▶ Exercise objective:
Leaving out every picture, retype the lines below from the top through the one that contains "Y_DOMAIN = [0.05, 2.7]".

▶ Information supplied:
⟨
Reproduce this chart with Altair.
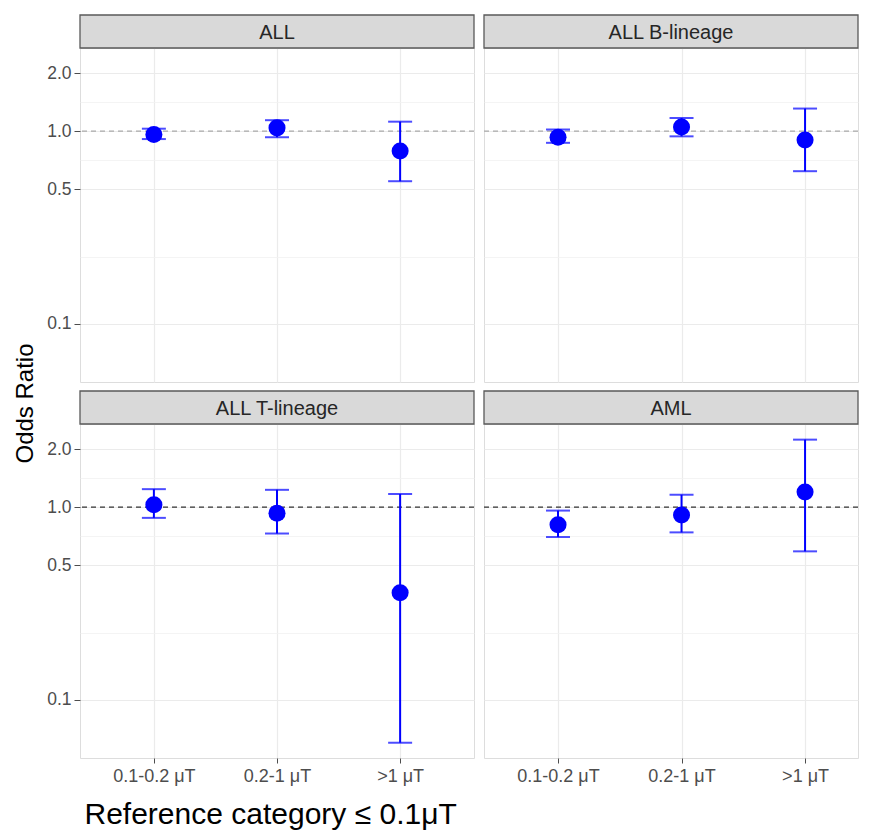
import altair as alt
import pandas as pd

# ---- data ----
PANELS = ["ALL", "ALL B-lineage", "ALL T-lineage", "AML"]
CATS = ["0.1-0.2 μT", "0.2-1 μT", ">1 μT"]

OR_ALL = [0.96, 1.04, 0.79]
LO_ALL = [0.91, 0.93, 0.55]
HI_ALL = [1.03, 1.14, 1.12]

OR_B = [0.93, 1.05, 0.90]
LO_B = [0.87, 0.94, 0.62]
HI_B = [1.02, 1.17, 1.31]

OR_T = [1.03, 0.93, 0.36]
LO_T = [0.88, 0.73, 0.06]
HI_T = [1.24, 1.23, 1.17]

OR_AML = [0.81, 0.91, 1.20]
LO_AML = [0.70, 0.74, 0.59]
HI_AML = [0.96, 1.16, 2.24]

Y_MAJOR = [0.1, 0.5, 1.0, 2.0]
Y_MINOR = [0.2236, 0.7071, 1.4142]
Y_DOMAIN = [0.05, 2.7]

rows = []
for name, o, lo, hi in [
    ("ALL", OR_ALL, LO_ALL, HI_ALL),
    ("ALL B-lineage", OR_B, LO_B, HI_B),
    ("ALL T-lineage", OR_T, LO_T, HI_T),
    ("AML", OR_AML, LO_AML, HI_AML),
]:
    for c, a, b, d in zip(CATS, o, lo, hi):
        rows.append({"panel": name, "cat": c, "odds": a, "lo": b, "hi": d})
df = pd.DataFrame(rows)

FONT = "Liberation Sans"
BLUE = "#0000FF"
H = 334
STRIP = 33

major_test = f"indexof({Y_MAJOR}, datum.value) >= 0"


def panel(name, col, row):
    d = df[df.panel == name]
    top = row == 0
    left = col == 0
    W = 394 if left else 374
    if left:
        xscale = alt.Scale(type="point", domain=CATS, padding=0.6)
    else:
        xscale = alt.Scale(type="point", domain=CATS, padding=0.514, align=0.583)
    yscale = alt.Scale(type="log", domain=Y_DOMAIN, nice=False)

    xa = dict(domain=False, grid=True, gridColor="#EBEBEB", gridWidth=1.2,
              labels=not top, ticks=not top, labelFontSize=18, labelColor="#4D4D4D",
              labelFont=FONT, tickColor="#4D4D4D", tickSize=5, labelPadding=4,
              labelAngle=0)
    if (not top) and left:
        x_axis = alt.Axis(title="Reference category ≤ 0.1μT", titleFontSize=30,
                          titleColor="black", titleFontWeight="normal", titleFont=FONT,
                          titleAnchor="start", titleAlign="left", titleX=4, titleY=65,
                          titleBaseline="alphabetic", **xa)
    else:
        x_axis = alt.Axis(title=None, **xa)

    ya = dict(values=Y_MAJOR + Y_MINOR, domain=False, grid=True,
              gridColor={"condition": {"test": major_test, "value": "#EBEBEB"}, "value": "#F1F1F1"},
              gridWidth={"condition": {"test": major_test, "value": 1.2}, "value": 0.8},
              labels=left, ticks=left,
              tickOpacity={"condition": {"test": major_test, "value": 1}, "value": 0},
              labelExpr=f"{major_test} ? format(datum.value, '.1f') : ''",
              labelOverlap=False, labelFontSize=17.5, labelColor="#4D4D4D", labelFont=FONT,
              tickColor="#4D4D4D", tickSize=6, labelPadding=3)
    if top and left:
        y_axis = alt.Axis(title="Odds Ratio", titleFontSize=24, titleColor="black",
                          titleFontWeight="normal", titleFont=FONT, titleY=355,
                          titlePadding=9, **ya)
    else:
        y_axis = alt.Axis(title=None, **ya)

    X = alt.X("cat:N", scale=xscale, axis=x_axis, sort=CATS)
    strip_df = pd.DataFrame({"panel": [name]})

    strip = alt.Chart(strip_df).mark_rect(fill="#D9D9D9", stroke="#595959", strokeWidth=1.3).encode(
        x=alt.value(0), x2=alt.value(W), y=alt.value(-STRIP), y2=alt.value(0))
    strip_txt = alt.Chart(strip_df).mark_text(fontSize=20, color="#262626", font=FONT,
                                              baseline="middle", align="center").encode(
        x=alt.value(W / 2), y=alt.value(-STRIP / 2 + 1), text="panel:N")
    ref = alt.Chart(strip_df).mark_rule(strokeDash=[5, 4], strokeWidth=1.4,
                                         color="#A9A9A9" if top else "#333333").encode(
        y=alt.YDatum(1.0, type="quantitative", scale=yscale, axis=y_axis))
    bars = alt.Chart(d).mark_rule(color=BLUE, strokeWidth=2).encode(
        x=X, y=alt.Y("lo:Q", scale=yscale, axis=y_axis), y2="hi:Q")
    caps = alt.Chart(d).transform_fold(["lo", "hi"], as_=["k", "v"]).mark_tick(
        color=BLUE, size=24, thickness=2).encode(
        x=X, y=alt.Y("v:Q", scale=yscale, axis=y_axis))
    pts = alt.Chart(d).mark_circle(size=290, color=BLUE, opacity=1).encode(
        x=X, y=alt.Y("odds:Q", scale=yscale, axis=y_axis))

    return alt.layer(ref, bars, caps, pts, strip, strip_txt).properties(width=W, height=H)


charts = [panel(PANELS[0], 0, 0), panel(PANELS[1], 1, 0),
          panel(PANELS[2], 0, 1), panel(PANELS[3], 1, 1)]

chart = alt.concat(*charts, columns=2, spacing={"row": 42, "column": 10},
                   bounds="flush").properties(
    padding={"left": 5, "top": 5, "right": 2, "bottom": 0}
).configure_view(stroke="#595959", strokeWidth=1.3).configure(font=FONT)

chart.save("out.html", embed_options={"renderer": "svg", "actions": False})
⟩
▶ Correct answer:
Reproduce this chart with Altair.
import altair as alt
import pandas as pd

# ---- data ----
PANELS = ["ALL", "ALL B-lineage", "ALL T-lineage", "AML"]
CATS = ["0.1-0.2 μT", "0.2-1 μT", ">1 μT"]

OR_ALL = [0.96, 1.04, 0.79]
LO_ALL = [0.91, 0.93, 0.55]
HI_ALL = [1.03, 1.14, 1.12]

OR_B = [0.93, 1.05, 0.90]
LO_B = [0.87, 0.94, 0.62]
HI_B = [1.02, 1.17, 1.31]

OR_T = [1.03, 0.93, 0.36]
LO_T = [0.88, 0.73, 0.06]
HI_T = [1.24, 1.23, 1.17]

OR_AML = [0.81, 0.91, 1.20]
LO_AML = [0.70, 0.74, 0.59]
HI_AML = [0.96, 1.16, 2.24]

Y_MAJOR = [0.1, 0.5, 1.0, 2.0]
Y_MINOR = [0.2236, 0.7071, 1.4142]
Y_DOMAIN = [0.05, 2.7]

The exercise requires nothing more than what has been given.